4. Remove the dough from the bowl. Weigh, and separate into 2 even chunks (my dough gave two 800 gram pieces). Knead each chunk into a ball, making sure the dough is smooth and there are no chunky spots.
5. Wrap in plastic wrap and refrigerate (6 hours to overnight). This will help the butter firm up and aid in shaping of the dough.
 6. Meanwhile, prepare the candied oranges. Bring water and sugar to a boil, stirring constantly to dissolve. Slice off the two ends of the navel orange and slice the orange into small rings (about 1/4" thick). Simmer on low until the oranges are translucent and the liquid forms a thick syrup. On a gas stove, this may take 2-3 hours. On an electric stove, this may take closer to 4. Cover and cool. Can be stored in the fridge prior to use.
7. To prepare the bread, remove a chunk of dough from the fridge (the other can be used for loaf of simple brioche or made into another pastry (check out Joanne Chang's cookbook for delicious ideas). Roll the dough into a rectangle 9 inches by as long as you can make it the other direction!
8. Remove the candied orange from the syrup and chop the oranges. Spread the oranges over the top of the dough. Starting from one of the short ends, roll the dough into a log. place in a greased 9x5 inch pan. Cover loosely with greased plastic wrap or a damp kitchen towel.
9. Put loaf in a cold oven with a large pot of hot water (or, fill a batter bowl with water and microwave it 5-10 minutes and put that in the oven with the loaf). Sit 4-5 hours or until the dough is beginning to feel softer and looks puffier. Because of the quantity of butter, the dough won't raise much. Gently remove from the oven and set aside.
10. Preheat the oven to 350°. 
11. When the oven has preheated, brush the top of the loaf with a beaten egg. Bake 40-55 minutes or until a kitchen thermometer in the middle of the loaves reads 190°. If the bread begins to brown too early, tent the loaf with foil.
12. When the bread is done baking, remove to a wire rack to cool completely. Eat immediately or wrap tightly in plastic wrap and store at room temperature.

Results
The smell from the oven was quite heavenly. The top of the bread is shiny (I sprinkled it with a little sugar while baking, so the shine isn't so glaring). The crust has a rich color and I did have to tent it with foil about 25 minutes into baking to prevent it from burning. The bread is dense but the candied orange is delicious.

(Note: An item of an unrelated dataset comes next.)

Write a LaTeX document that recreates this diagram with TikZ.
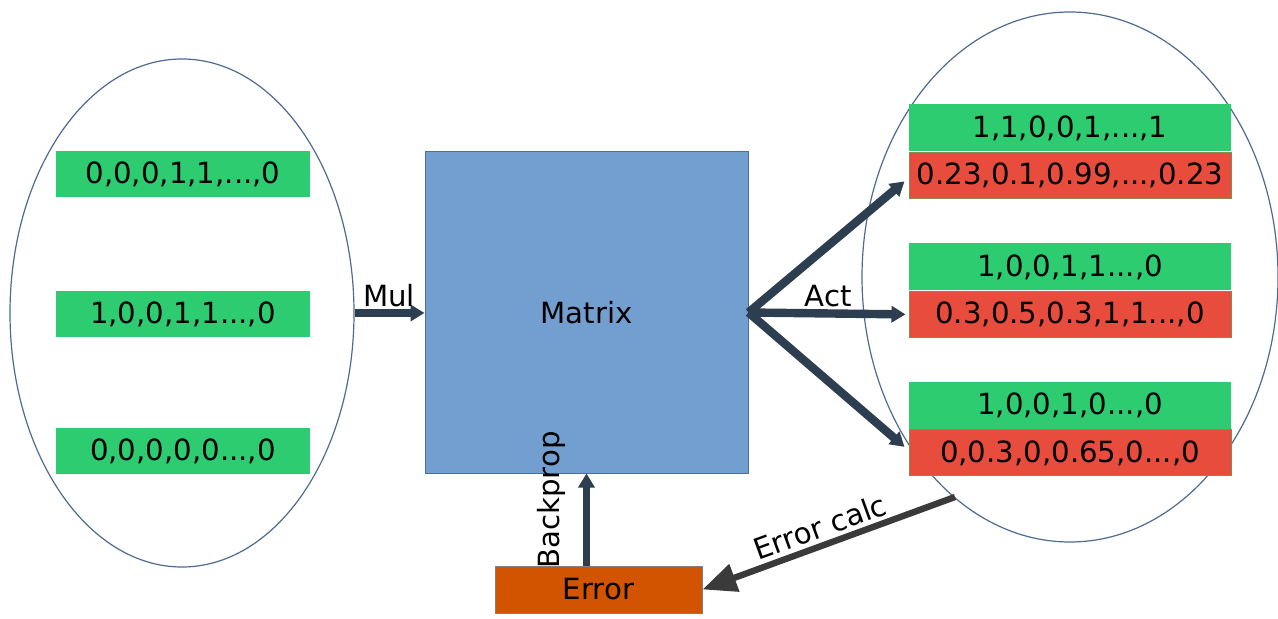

Discussion and Future Directions
To begin, Joanne Chang's cookbook Flour is really fun. From homemade Oreos and Poptarts to brioche and a lemon raspberry cake that would be well suited for a wedding, it is a great cookbook for a beginner who is ready to take their baking to the next level! I have yet to tackle the Oreos or Poptarts (my friend Andrea simply cannot believe it's possible, so I will definitely have to show her that it is), but have enjoyed all of the pastries I've made so far as well as the Red Velvet Cake (it may have been the wine I was drinking while baking or the type of cocoa I used, but whatever it was, mine didn't turn out red. So, I termed it "break-up cake" and used it to cheer myself up. Note: the cake is not to be confused "Drown Your Sorrows in Cake" Cake but the frosting is the same.)

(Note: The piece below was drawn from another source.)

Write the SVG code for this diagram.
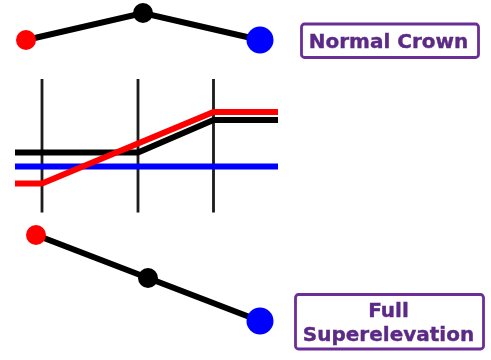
<svg xmlns="http://www.w3.org/2000/svg" width="491" height="360" viewBox="0 0 491 360">
<defs><filter id="soft" x="0" y="0" width="491" height="360" filterUnits="userSpaceOnUse"><feGaussianBlur stdDeviation="0.55"/></filter></defs>
<style>
.post{stroke:#1a1a1a;stroke-width:2.8;fill:none}
.thick{stroke:#000;stroke-width:6;fill:none}
.trace{fill:none;stroke-width:6}
.box{fill:#fff;stroke:#6a2f96;stroke-width:2.800}
.lab{font-family:"DejaVu Sans",sans-serif;font-weight:700;font-size:20px;fill:#5b2a86;stroke:#5b2a86;stroke-width:0.4;text-anchor:middle}
.r{fill:#f00}.k{fill:#000}.b{fill:#00f}
</style>
<rect width="491" height="360" fill="#fff"/>
<g filter="url(#soft)">
<g id="connectors">
<path class="thick" d="M26 40L143 13L260 40"/>
<path class="post" d="M42 79V212.500M138 79V212.500M213.500 79V212.500"/>
<path class="trace" d="M15 152.500H138L213.500 120H278" stroke="#000"/>
<path class="trace" d="M15 166.500H278" stroke="#00f"/>
<path class="trace" d="M15 183.500H42L213.500 112H278" stroke="#f00"/>
<path class="thick" d="M36 235L148 278L260 321"/>
</g>
<g id="crown-left"><circle class="r" cx="26" cy="40" r="10"/></g>
<g id="crown-mid"><circle class="k" cx="143" cy="13" r="10"/></g>
<g id="crown-right"><circle class="b" cx="260" cy="40" r="13.500"/></g>
<g id="super-left"><circle class="r" cx="36" cy="235" r="10"/></g>
<g id="super-mid"><circle class="k" cx="148" cy="278" r="10"/></g>
<g id="super-right"><circle class="b" cx="260" cy="321" r="13.500"/></g>
<g id="label-normal"><rect class="box" x="301.500" y="24" width="177" height="33.500" rx="3"/><text class="lab" x="388.500" y="47.500">Normal Crown</text></g>
<g id="label-super"><rect class="box" x="295.500" y="294.500" width="188" height="54.500" rx="3"/><text class="lab" x="388.500" y="316.500">Full</text><text class="lab" x="388.500" y="341">Superelevation</text></g>
</g>
</svg>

The flavor of this bread is good. It is dense and moist, which reminds me more of a cinnamon swirl toasting bread rather than a brioche. I was going for something with less calories than brioche, so I certainly sacrificed the soft, supple texture. Next time I would probably skip the starter (I only used it because I had it and wanted to use it up). Even with the little rise after 5 hours and the rise in the oven, the bread was still quite dense. The best remedy for this would be to use the Brioche recipe in Joanne Chang's cookbook or another brioche recipe you've had luck with (I've also used and enjoyed King Arthur Flour's Brioche recipe). Definitely don't try to skip on the calories! It's supposed to be luxurious, and in this case, the luxury comes fat calories!!

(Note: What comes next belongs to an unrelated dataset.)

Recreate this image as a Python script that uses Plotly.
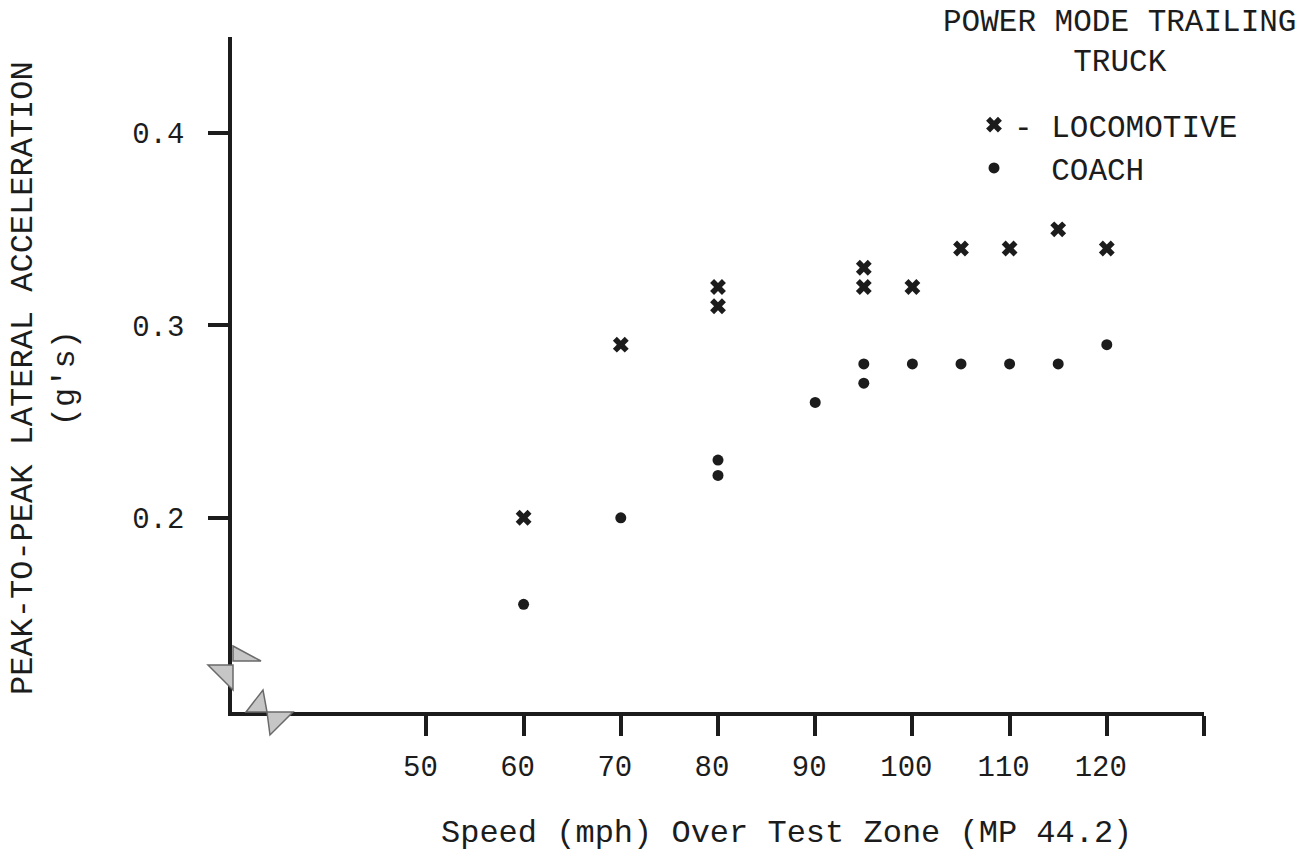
import plotly.graph_objects as go

# Power mode, trailing truck: peak-to-peak lateral acceleration vs speed (MP 44.2)
loco_speed = [60, 70, 80, 80, 95, 95, 100, 105, 110, 115, 120]
loco_accel = [0.20, 0.29, 0.32, 0.31, 0.33, 0.32, 0.32, 0.34, 0.34, 0.35, 0.34]

coach_speed = [60, 70, 80, 80, 90, 95, 95, 100, 105, 110, 115, 120]
coach_accel = [0.155, 0.20, 0.23, 0.222, 0.26, 0.28, 0.27, 0.28, 0.28, 0.28, 0.28, 0.29]

x_ticks = [50, 60, 70, 80, 90, 100, 110, 120, 130]
x_labels = ["50", "60", "70", "80", "90", "100", "110", "120", ""]
y_ticks = [0.2, 0.3, 0.4]
y_labels = ["0.2", "0.3", "0.4"]

FONT = "Liberation Mono"
INK = "#1c1c1c"

W, H = 1311, 863
ML, MR, MT, MB = 232, 107, 37, 151
PW, PH = W - ML - MR, H - MT - MB


def px(xp):
    """pixel column -> paper x"""
    return (xp - ML) / PW


def py(yp):
    """pixel row -> paper y"""
    return (H - MB - yp) / PH


def tri(points):
    pts = [f"{px(a):.5f},{py(b):.5f}" for a, b in points]
    return "M " + " L ".join(pts) + " Z"


fig = go.Figure()

fig.add_trace(go.Scatter(
    x=loco_speed, y=loco_accel, mode="markers", name="- LOCOMOTIVE",
    marker=dict(symbol="x", size=14, color=INK, line=dict(width=0)),
))
fig.add_trace(go.Scatter(
    x=coach_speed, y=coach_accel, mode="markers", name="\u00a0\u00a0COACH",
    marker=dict(symbol="circle", size=11, color=INK, line=dict(width=0)),
))

axis_common = dict(
    showline=True, linewidth=3.5, linecolor=INK,
    ticks="outside", ticklen=20, tickwidth=3.5, tickcolor=INK,
    showgrid=False, zeroline=False,
    tickfont=dict(family=FONT, size=29, color=INK),
)

fig.update_xaxes(
    range=[30, 130], tickmode="array", tickvals=x_ticks, ticktext=x_labels,
    ticklabelstandoff=5, ticklabelshift=-6, **axis_common,
)
fig.update_yaxes(
    range=[0.099, 0.45], tickmode="array", tickvals=y_ticks, ticktext=y_labels,
    ticklabelstandoff=18, **axis_common,
)

# axis break marks near the origin
break_fill = "#c6c6c6"
break_edge = "#6a6a6a"
for pts in (
    [(233, 646), (261, 661), (233, 661)],
    [(208, 665), (233, 665), (233, 690)],
    [(246, 712), (263, 690), (267, 712)],
    [(267, 712), (293, 712), (270, 735)],
):
    fig.add_shape(type="path", xref="paper", yref="paper", path=tri(pts),
                  fillcolor=break_fill, line=dict(color=break_edge, width=1.5),
                  layer="above")

annotations = [
    dict(text="POWER MODE TRAILING<br>TRUCK", x=px(1119), y=py(42), xanchor="center",
         yanchor="middle", align="center", font=dict(size=31)),
    dict(text="Speed (mph) Over Test Zone (MP 44.2)", x=px(786), y=py(833),
         xanchor="center", yanchor="middle", font=dict(size=32)),
    dict(text="PEAK-TO-PEAK LATERAL ACCELERATION<br>(g's)", x=px(44), y=py(378),
         xanchor="center", yanchor="middle", textangle=-90, font=dict(size=32)),
]
for a in annotations:
    a["font"].update(family=FONT, color=INK)
    fig.add_annotation(xref="paper", yref="paper", showarrow=False, **a)

fig.update_layout(
    width=W, height=H,
    margin=dict(l=ML, r=MR, t=MT, b=MB, pad=0),
    paper_bgcolor="white", plot_bgcolor="white",
    showlegend=True,
    legend=dict(
        x=px(974), y=py(98), xanchor="left", yanchor="top",
        font=dict(family=FONT, size=31, color=INK),
        bgcolor="rgba(0,0,0,0)", borderwidth=0,
        itemsizing="trace",
    ),
)

fig.write_html("out.html")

Beyond my criticism of the bread, the flavor was great. I was nervous that the candied orange might be too tough--particularly the orange peel. That simply wasn't so! It was delicious and really added something special to the bread. Next time I have the time for pastries, I'd love to try it again. The candied orange is time consuming in that you have to tend to the stove and stir every 15 minutes or so for up to 3 or 4 hours. If you're home anyway, don't let that be a deterrent! This would be a great treat for someone you know fighting scurvy (scientist joke--it was a long semester), or anyone who loves citrus!


Supplementary Materials







Starter Dough
1 cup all-purpose flour (plus more)
1 1/2 cups water, warm
1/4 teaspoon instant yeast
Mix together and let sit on the counter for up to 8 hours. It should start to smell yeasty and get bubbly. Stir in enough flour to make the starter a loose dough (half cup to a cup). Cover and refrigerate up to 3 days before using. This starter can be maintained by saving a piece of dough, adding more water and flour and repeating the process.